What is your source for that statement?
Questions asked and answered. If the point of the article is to infer the warning means the US is not answering whether they launched a missile and hiding the evidence for it, or "slamming the door on questions about the mysterious contrail," that's refuted in their own article.Lt. Col. Robert Ditchey from the Office of the Assistant Secretary of Defense for Public Affairs reaffirmed DOD's original statement by saying that inquiries were made with each of the services and the Department of Homeland Security which includes the Federal Aviation Administration and it was concluded that there were no launches that day."...
""NGA provided a report back on 10 Nov during the initial media coverage, that their Maritime Watch Desk had no information that would link the NAVAREA XII 453/2010 warning to the contrail reported in the media.
"All DOD entities with rocket and missile programs reported no launches, scheduled or inadvertent, during the time period in the area of the reported contrail," Ditchey said.
"In addition, the FAA ran radar replays from Monday afternoon (of Nov. 8) of a large area west of Los Angeles," he added. "Those replays did not reveal anything unusual.
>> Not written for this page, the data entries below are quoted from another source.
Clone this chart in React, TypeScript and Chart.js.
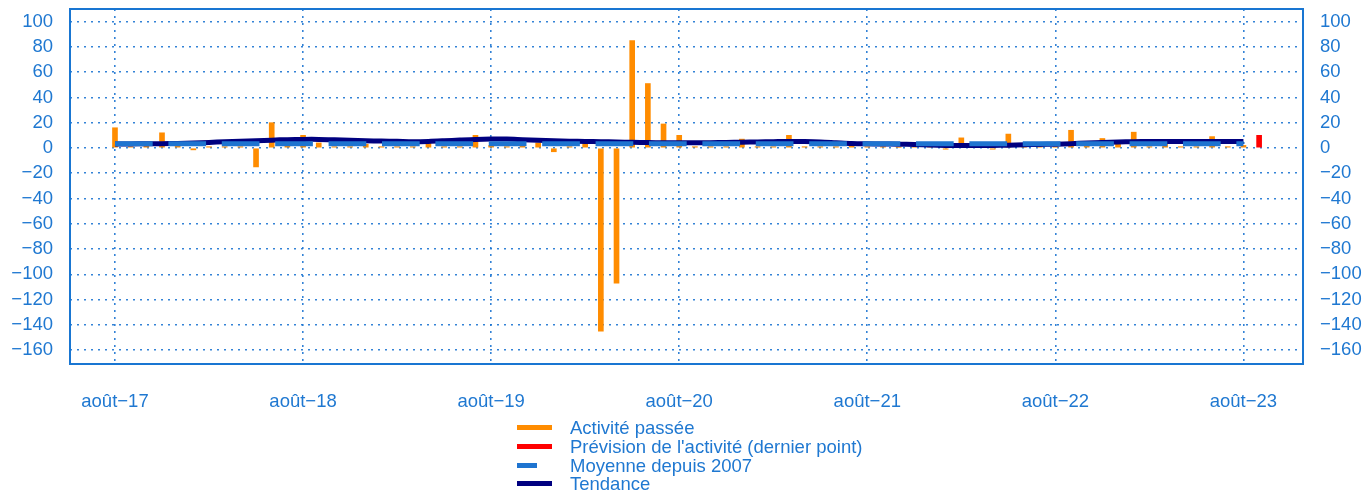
import React, { useEffect, useRef } from "react";
import { Chart, registerables } from "chart.js";

Chart.register(...registerables);

// Month index 0 = août 2017, 72 = août 2023, 73 = sept. 2023 (forecast)
const xTickIndex = [0, 12, 24, 36, 48, 60, 72];
const xTickLabels = ["août−17", "août−18", "août−19", "août−20", "août−21", "août−22", "août−23"];
const yTickValues = [-160, -140, -120, -100, -80, -60, -40, -20, 0, 20, 40, 60, 80, 100];

const activitePassee = [
  16, 1, 1.5, 12, 2, -1.5, 1, 1, 1, -15, 20, 3,
  10, 4, 1, 1, 3, 1, 1, 1, 4, 1, 1, 10,
  2, 1, 5, 4, -3, 1, 4, -145, -107, 85, 51, 19,
  10, 1, 1, 1, 7, 1, 1, 10, 1, 1, 1, 3,
  1, 1, 0.5, 1, 1, -1, 8, 1, -1, 11, 1, 1,
  1, 14, 2, 7.5, 3, 12.5, 1, 3, 1, 1, 9, 1,
  2,
];
const previsionIndex = [73];
const previsionValues = [10];
const moyenneIndex = [0, 72];
const moyenneValues = [3.4, 3.4];
const tendance = [
  3.2, 3.2, 3.3, 3.4, 3.6, 4.0, 4.4, 4.9, 5.4, 5.8, 6.2, 6.6,
  6.8, 6.8, 6.5, 6.1, 5.7, 5.5, 5.3, 5.0, 5.2, 5.7, 6.3, 6.8,
  7.0, 7.0, 6.6, 6.2, 5.8, 5.4, 5.2, 5.0, 4.7, 4.5, 4.3, 4.1,
  4.1, 4.1, 4.2, 4.4, 4.6, 4.8, 5.0, 5.2, 5.1, 4.8, 4.2, 3.6,
  3.3, 3.1, 3.0, 2.7, 2.3, 2.0, 1.9, 1.9, 2.0, 2.2, 2.5, 2.8,
  3.0, 3.4, 3.9, 4.4, 4.7, 5.0, 5.1, 5.2, 5.2, 5.2, 5.2, 5.2,
  5.2,
];

const legendLabels = [
  "Activité passée",
  "Prévision de l'activité (dernier point)",
  "Moyenne depuis 2007",
  "Tendance",
];
const legendColors = ["#FF8C00", "#FF0000", "#1E74D0", "#000080"];

const BLUE_TEXT = "#1F78D1";
const AXIS_BLUE = "#1976D2";
const GRID_BLUE = "rgba(30,118,210,0.9)";
const FONT = "'Liberation Sans', Arial, sans-serif";
const FONT_SIZE = 18.5;

const fmt = (v: number) => (v < 0 ? "\u2212" + Math.abs(v) : String(v));

const framePlugin = {
  id: "frame",
  afterDatasetsDraw(chart: any) {
    const { ctx, chartArea: a } = chart;
    ctx.save();
    ctx.strokeStyle = AXIS_BLUE;
    ctx.lineWidth = 2;
    ctx.setLineDash([]);
    ctx.strokeRect(a.left, a.top, a.right - a.left, a.bottom - a.top);
    ctx.restore();
  },
};

export default function App() {
  const ref = useRef<HTMLCanvasElement | null>(null);

  useEffect(() => {
    if (!ref.current) return;
    const chart = new Chart(ref.current, {
      type: "bar",
      data: {
        datasets: [
          {
            type: "line",
            label: legendLabels[2],
            data: moyenneIndex.map((x, i) => ({ x, y: moyenneValues[i] })),
            borderColor: legendColors[2],
            borderWidth: 5,
            borderDash: [37.7, 15.7],
            borderCapStyle: "butt",
            pointRadius: 0,
            order: 0,
            yAxisID: "y",
          } as any,
          {
            type: "line",
            label: legendLabels[3],
            data: tendance.map((y, x) => ({ x, y })),
            borderColor: legendColors[3],
            borderWidth: 5,
            pointRadius: 0,
            tension: 0.3,
            order: 1,
            yAxisID: "y",
          } as any,
          {
            type: "bar",
            label: legendLabels[0],
            data: activitePassee.map((y, x) => ({ x, y })),
            backgroundColor: legendColors[0],
            barThickness: 5,
            grouped: false,
            order: 2,
            yAxisID: "y",
          } as any,
          {
            type: "bar",
            label: legendLabels[1],
            data: previsionIndex.map((x, i) => ({ x, y: previsionValues[i] })),
            backgroundColor: legendColors[1],
            barThickness: 5,
            grouped: false,
            order: 2,
            yAxisID: "y",
          } as any,
        ],
      },
      options: {
        animation: false,
        responsive: false,
        maintainAspectRatio: false,
        layout: { padding: { top: 9, left: 0, right: 0, bottom: 0 } },
        plugins: {
          legend: { display: false },
          tooltip: { enabled: false },
          title: { display: false },
        },
        scales: {
          x: {
            type: "linear",
            min: -2.87,
            max: 75.8,
            offset: false,
            afterBuildTicks: (s: any) => {
              s.ticks = xTickIndex.map((v) => ({ value: v }));
            },
            afterFit: (s: any) => {
              s.height = 56;
              s.paddingLeft = 0;
              s.paddingRight = 0;
            },
            grid: {
              display: true,
              offset: false,
              color: GRID_BLUE,
              lineWidth: 1.6,
              drawTicks: false,
            },
            border: { display: false, dash: [2, 5] },
            ticks: {
              padding: 27,
              color: BLUE_TEXT,
              font: { family: FONT, size: FONT_SIZE },
              maxRotation: 0,
              autoSkip: false,
              callback: (_v: any, i: number) => xTickLabels[i],
            },
          },
          y: {
            type: "linear",
            position: "left",
            min: -171,
            max: 110,
            afterBuildTicks: (s: any) => {
              s.ticks = yTickValues.map((v) => ({ value: v }));
            },
            afterFit: (s: any) => {
              s.width = 70;
              s.paddingTop = 0;
              s.paddingBottom = 0;
            },
            grid: {
              color: GRID_BLUE,
              lineWidth: 1.6,
              drawTicks: false,
            },
            border: { display: false, dash: [2, 5] },
            ticks: {
              padding: 17,
              color: BLUE_TEXT,
              font: { family: FONT, size: FONT_SIZE },
              autoSkip: false,
              callback: (v: any) => fmt(Number(v)),
            },
          },
          y2: {
            type: "linear",
            position: "right",
            min: -171,
            max: 110,
            afterBuildTicks: (s: any) => {
              s.ticks = yTickValues.map((v) => ({ value: v }));
            },
            afterFit: (s: any) => {
              s.width = 62;
              s.paddingTop = 0;
              s.paddingBottom = 0;
            },
            grid: { display: false, drawTicks: false },
            border: { display: false },
            ticks: {
              padding: 17,
              color: BLUE_TEXT,
              font: { family: FONT, size: FONT_SIZE },
              autoSkip: false,
              callback: (v: any) => fmt(Number(v)),
            },
          },
        },
      } as any,
      plugins: [framePlugin],
    });
    return () => chart.destroy();
  }, []);

  const swatchWidths = [35, 35, 20, 35];
  const rowTop = 419.4;
  const rowStep = 18.6;

  return (
    <div
      style={{
        position: "absolute",
        left: 0,
        top: 0,
        width: 1365,
        height: 490,
        overflow: "hidden",
        background: "#ffffff",
      }}
    >
      <canvas
        ref={ref}
        width={1365}
        height={420}
        style={{ position: "absolute", left: 0, top: 0, width: 1365, height: 420 }}
      />
      {legendLabels.map((label, i) => (
        <div key={label}>
          <div
            style={{
              position: "absolute",
              left: 517,
              top: rowTop + rowStep * i + 6,
              width: swatchWidths[i],
              height: 5,
              background: legendColors[i],
            }}
          />
          <div
            style={{
              position: "absolute",
              left: 570,
              top: rowTop + rowStep * i,
              height: rowStep,
              lineHeight: FONT_SIZE + "px",
              fontFamily: FONT,
              fontSize: FONT_SIZE,
              color: BLUE_TEXT,
              whiteSpace: "nowrap",
            }}
          >
            {label}
          </div>
        </div>
      ))}
    </div>
  );
}
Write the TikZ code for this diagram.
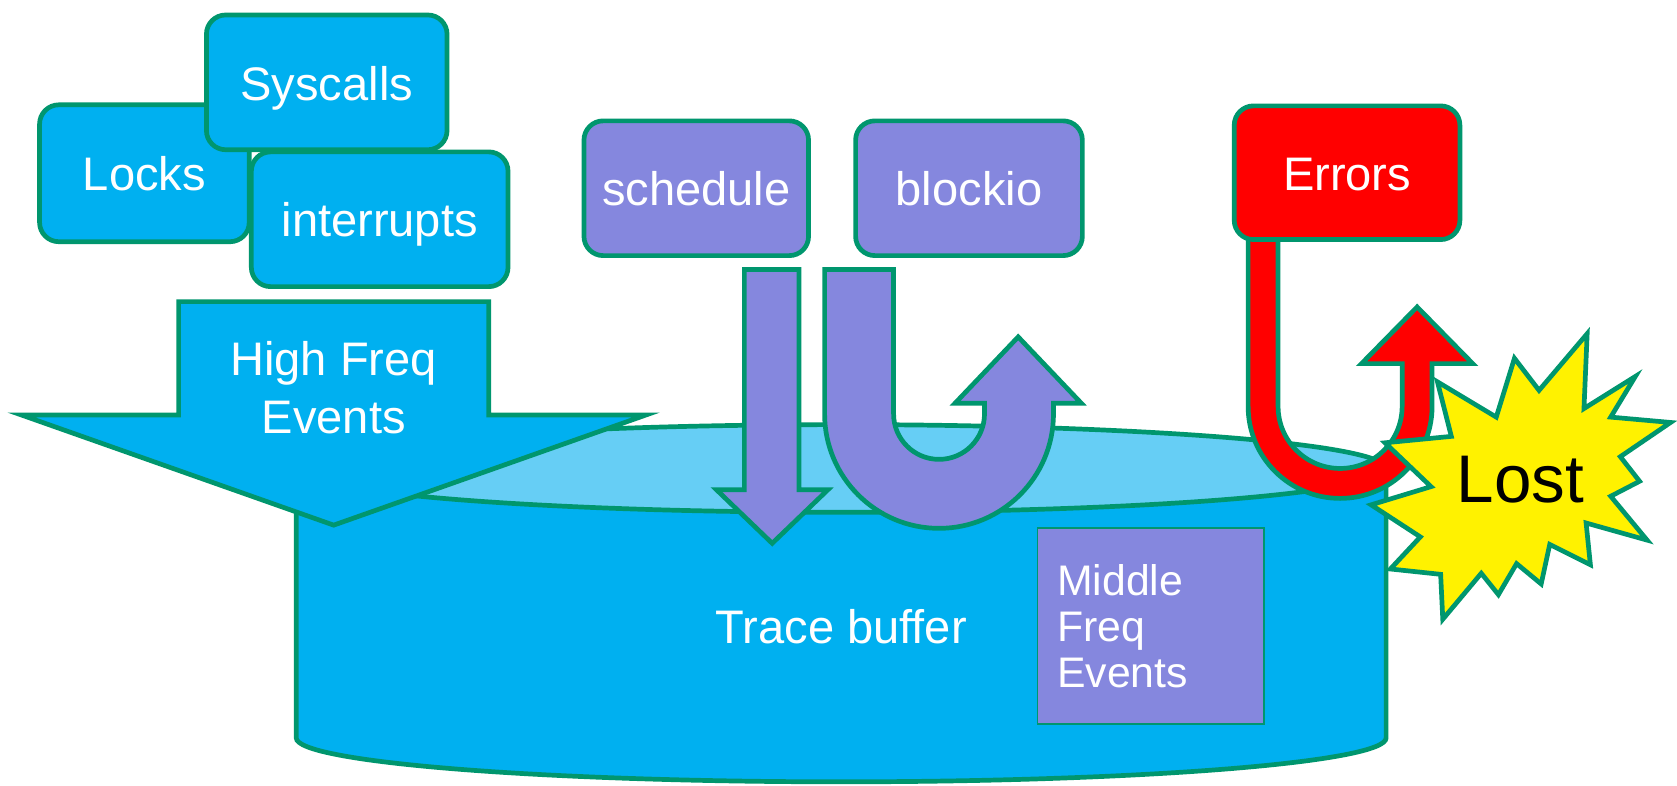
\documentclass[tikz,border=0pt]{standalone}
\usepackage{fontspec}
\setmainfont{Liberation Sans}
\definecolor{edge}{RGB}{0,150,110}
\definecolor{sky}{RGB}{0,176,240}
\definecolor{skylight}{RGB}{102,206,245}
\definecolor{lav}{RGB}{133,135,222}
\begin{document}
\begin{tikzpicture}[x=1pt,y=-1pt,line join=miter,
  tbox/.style={draw=edge, line width=4.4pt, rounded corners=18pt, inner sep=0pt,
    text=white, font=\fontsize{44}{52}\selectfont, text height=33pt, text depth=0pt},
  block/.style={draw=edge, line width=4.4pt},
  whitetext/.style={text=white, font=\fontsize{44}{52}\selectfont, inner sep=0pt}]
\fill[white] (0,0) rectangle (1568,734);
\useasboundingbox (0,0) rectangle (1568,734);

% high-frequency event sources
\node[tbox, fill=sky, minimum width=196pt, minimum height=128pt] (locks) at (135,162) {Locks};
\node[tbox, fill=sky, minimum width=225pt, minimum height=126pt] (syscalls) at (305.5,77) {Syscalls};
\node[tbox, fill=sky, minimum width=240pt, minimum height=126pt] (interrupts) at (355,205) {interrupts};

% the trace buffer drum
\draw[block, fill=sky] (277,438) -- (277,690)
  arc[start angle=180, end angle=0, x radius=509.5, y radius=41] -- (1296,438) -- cycle;
\draw[block, fill=skylight] (786.5,438) ellipse[x radius=509.5, y radius=41];
\node[whitetext, anchor=base] (trace) at (786.5,602) {Trace buffer};
\node[draw=edge, line width=1.6pt, fill=lav, minimum width=212pt, minimum height=183pt,
  inner sep=0pt, text width=175pt, align=left, text=white,
  font=\fontsize{40}{43}\selectfont] (mid) at (1076,585.5) {Middle\\Freq\\Events};

% wide arrow for high-frequency events
\draw[block, fill=sky] (167,282) -- (457,282) -- (457,388) -- (604,388) -- (312,491)
  -- (20,388) -- (167,388) -- cycle;
\node[whitetext, align=center, font=\fontsize{44}{54.7}\selectfont] (hf) at (312,362.5) {High Freq\\Events};

% middle-frequency sources and their arrows
\node[tbox, fill=lav, minimum width=210pt, minimum height=126pt] (sched) at (651,176) {schedule};
\node[tbox, fill=lav, minimum width=212pt, minimum height=126pt] (blockio) at (906,176) {blockio};
\draw[block, fill=lav] (696,252) -- (747,252) -- (747,458) -- (774,458) -- (722,508)
  -- (670,458) -- (696,458) -- cycle;
\draw[block, fill=lav] (771,252) -- (835.5,252) -- (835.5,387)
  arc[start angle=180, end angle=0, radius=42.5] -- (920.5,377) -- (893,377) -- (952,315)
  -- (1011,377) -- (985,377) -- (985,387)
  arc[start angle=0, end angle=180, radius=107] -- cycle;

% errors bounce back
\draw[block, fill=red] (1167,215) -- (1195,215) -- (1195,380)
  arc[start angle=180, end angle=0, radius=58] -- (1311,340) -- (1273,340) -- (1325,287)
  -- (1377,340) -- (1339,340) -- (1339,380)
  arc[start angle=0, end angle=180, radius=86] -- cycle;
\node[tbox, fill=red, minimum width=211pt, minimum height=125pt] (errors) at (1259.5,161.5) {Errors};

% explosion
\draw[block, fill=yellow] (1295,414) -- (1338,455) -- (1282,472) -- (1328,502) -- (1300,532)
  -- (1347,537) -- (1349,579) -- (1385,536) -- (1401,556) -- (1418,527) -- (1441,546)
  -- (1449,509) -- (1487,528) -- (1483,489) -- (1540,505) -- (1506,464) -- (1533,450)
  -- (1515,427) -- (1562,395) -- (1506,390) -- (1529,352) -- (1481,382) -- (1484,312)
  -- (1439,365) -- (1416,335) -- (1399,390) -- (1344,357) -- (1357,408) -- cycle;
\node[anchor=base, inner sep=0pt, font=\fontsize{63}{70}\selectfont] (lost) at (1421.7,469.4) {Lost};
\end{tikzpicture}
\end{document}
The FAA also did not receive reports of any unusual sightings from pilots who were flying in the area Monday afternoon."
And the fact that NORAD said it was not a foreign military missile is once again irresponsibly left of in this and the original article.
When the article's actual facts, parsed out of what they "suggest" according to WND, show just the opposite. They suggest nothing of the sort that WND suggests. Good grief what shoddy journalism. Even CBS didn't hype that far.